Когда потрясения такого масштаба, как сейчас, старые опоры уже не работают. Собственно, масштаб катастрофы и состоит в том, что рушатся опоры, вокруг которых собиралась идентичность человека. Что у меня есть дом (реальный и социальный), что я здесь живу, занимаются тем-то, создаю то-то. Что я могу себя уважать. Что другие могут меня уважать. У каждого свое, сутевое. И когда эти опоры рушатся, человек чувствует себя разрушенным изнутри. Видела такого за эти дни немало. Переживание краха в теле. Разрушение образа будущего. Иногда даже быть с этим состоянием рядом тяжело. Степень разная, но иногда человек с моральной травмой выглядит как переживший пытки, или разрушенный радиацией изнутри.
И уже в нескольких местах я встречала не такую простую, но все же по-своему расширяющую мысль о том, чтобы попробовать жить без идентичности. По крайней мере, той, каким-ты-себя-знал. It’s the end of the world as you know it.
Помните, как буддисты говорят про относительные причины счастья?
Помните фразу христианского иезуита из статьи «Твоя работа — не твой бог»?
«Если у тебя это можно отнять — это не бог.»
Кризис обнажает суть, остов. Что я без моих опор?
Что лежит за пределами твоей национальной (или любой другой) идентичности, что нельзя отнять?
Что остается, даже когда [это ценное] разрушается?
Это очень трудные вопросы, а ответы на них, мне кажется, возможны только личные. Но мы можем искать свидетельства людей, которые уже через такой опыт проходили, и в их ответах искать ориентиры для своих ответов.

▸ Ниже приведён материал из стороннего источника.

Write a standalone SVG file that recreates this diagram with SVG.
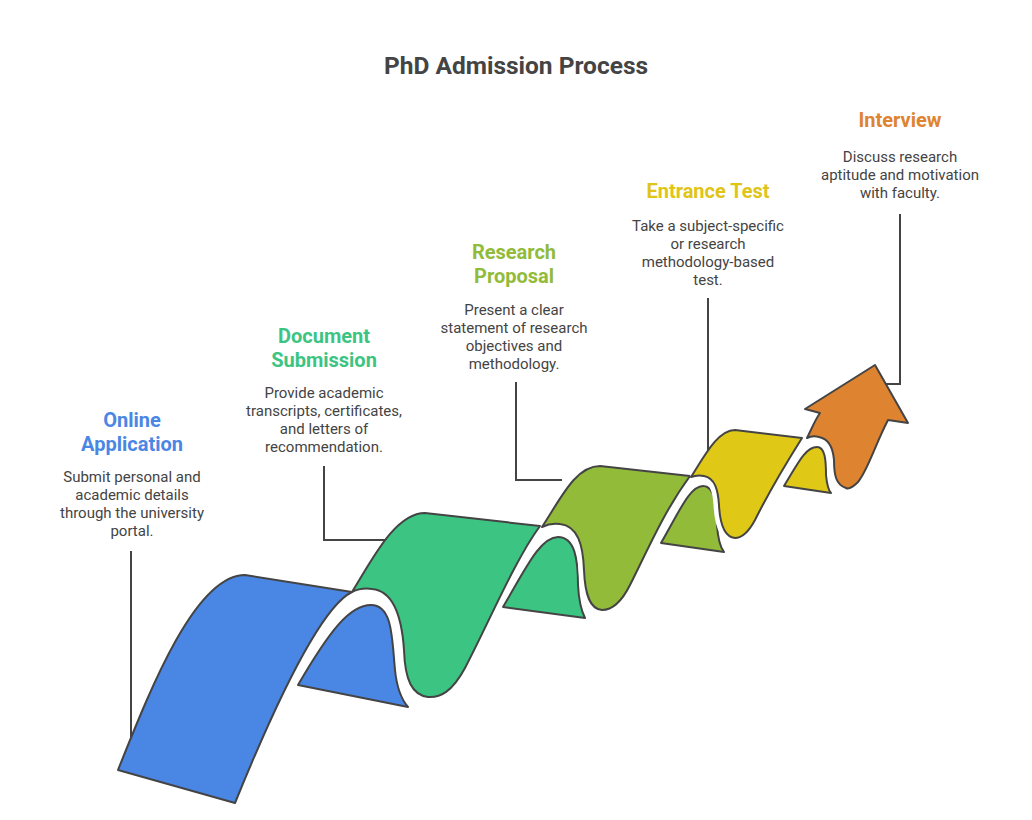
<svg xmlns="http://www.w3.org/2000/svg" width="1032" height="820" viewBox="0 0 1032 820">
<style>
text{font-family:Roboto,"Liberation Sans",sans-serif;text-anchor:middle}
.t{font-size:24.5px;font-weight:bold;fill:#444}
.h{font-size:20px;font-weight:bold}
.d{font-size:15px;fill:#444}
.s{stroke:#444;stroke-width:2;stroke-linejoin:round}
.halo{fill:none;stroke:#fff;stroke-width:11;stroke-linejoin:round}
.c{fill:none;stroke:#444;stroke-width:2}
</style>
<rect width="1032" height="820" fill="#fff"/>
<text class="t" x="516" y="74">PhD Admission Process</text>
<g id="connectors">
<path class="c" d="M131,551 V738"/>
<path class="c" d="M324,466 V540 H386"/>
<path class="c" d="M516,382 V480 H562"/>
<path class="c" d="M708,298 V452"/>
<path class="c" d="M900,214 V384 H884"/>
</g>
<g id="online-application">
<path class="s" fill="#4a86e4" d="M298,685 C330,630 350,605 371,605 C393,605 392,640 395,670 C397,690 402,700 408,707 Z"/>
<path class="s" fill="#4a86e4" d="M118,770 C150,690 195,575 245,575 L352,592 C325,605 285,680 235,803 Z"/>
<text class="h" fill="#4a86e4" x="132" y="427">Online</text>
<text class="h" fill="#4a86e4" x="132" y="451">Application</text>
<text class="d" x="132" y="482">Submit personal and</text>
<text class="d" x="132" y="500">academic details</text>
<text class="d" x="132" y="518">through the university</text>
<text class="d" x="132" y="536">portal.</text>
</g>
<g id="document-submission">
<path class="s" fill="#3cc483" d="M503,607 C525,570 540,537 558,537 C575,537 578,560 578,585 C579,605 582,612 585,618 Z"/>
<path class="halo" d="M352,592 C358,589 365,588 372,589 C395,591 402,620 404,650 C405,680 412,695 428,697"/>
<path class="s" fill="#3cc483" d="M352,592 C372,560 395,513 425,513 L540,526 C515,560 490,620 465,668 C452,692 440,698 428,697 C412,695 405,680 404,650 C402,620 395,591 372,589 C365,588 358,589 352,592 Z"/>
<text class="h" fill="#3cc483" x="324" y="343">Document</text>
<text class="h" fill="#3cc483" x="324" y="367">Submission</text>
<text class="d" x="324" y="398">Provide academic</text>
<text class="d" x="324" y="416">transcripts, certificates,</text>
<text class="d" x="324" y="434">and letters of</text>
<text class="d" x="324" y="452">recommendation.</text>
</g>
<g id="research-proposal">
<path class="s" fill="#92bb3a" d="M661,543 C680,510 690,486 703,486 C715,486 717,505 717,525 C718,540 720,547 724,552 Z"/>
<path class="halo" d="M542,527 C548,524 553,523 560,524 C578,526 583,545 584,570 C585,595 590,609 602,610"/>
<path class="s" fill="#92bb3a" d="M542,527 C560,500 575,466 600,466 L690,476 C665,510 650,545 630,585 C620,605 610,610 602,610 C590,609 585,595 584,570 C583,545 578,526 560,524 C553,523 548,524 542,527 Z"/>
<text class="h" fill="#92bb3a" x="514" y="259">Research</text>
<text class="h" fill="#92bb3a" x="514" y="283">Proposal</text>
<text class="d" x="514" y="315">Present a clear</text>
<text class="d" x="514" y="333">statement of research</text>
<text class="d" x="514" y="351">objectives and</text>
<text class="d" x="514" y="369">methodology.</text>
</g>
<g id="entrance-test">
<path class="s" fill="#e0c916" d="M784,486 C797,465 805,447 817,447 C825,447 826,460 826,475 C827,485 828,490 831,493 Z"/>
<path class="halo" d="M691,477 C696,475 700,475 704,476 C715,478 718,490 719,505 C720,525 725,537 735,538"/>
<path class="s" fill="#e0c916" d="M691,477 C705,455 718,430 735,430 L802,438 C785,465 770,490 755,520 C748,533 742,538 735,538 C725,537 720,525 719,505 C718,490 715,478 704,476 C700,475 696,475 691,477 Z"/>
<text class="h" fill="#e0c416" x="708" y="198">Entrance Test</text>
<text class="d" x="708" y="231">Take a subject-specific</text>
<text class="d" x="708" y="249">or research</text>
<text class="d" x="708" y="267">methodology-based</text>
<text class="d" x="708" y="285">test.</text>
</g>
<g id="interview">
<path class="halo" d="M807,438 C811,436 815,436 819,437 C829,439 833,448 834,460 C834,475 836,485 846,488"/>
<path class="s" fill="#de8431" d="M807,438 C812,428 815,420 820,413 L805,409 L875,365 L908,423 L888,420 C875,445 868,470 858,482 C852,488 848,489 846,488 C836,485 834,475 834,460 C833,448 829,439 819,437 C815,436 811,436 807,438 Z"/>
<text class="h" fill="#de8431" x="900" y="127">Interview</text>
<text class="d" x="900" y="162">Discuss research</text>
<text class="d" x="900" y="180">aptitude and motivation</text>
<text class="d" x="900" y="198">with faculty.</text>
</g>
</svg>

Одно из таких свидетельство обнаружила в посте у Валентины Габышевой:
«Много лет подряд на каждом игровом курсе я повторяла, что нужно играть в хорошие времена, выяснять, кто ты без своей биографии и социальных ролей. Потому что плохие времена и жизненные катастрофы приходят к каждому из нас. И в такие периоды рушатся ключевые опоры — идентичности. Кто я теперь?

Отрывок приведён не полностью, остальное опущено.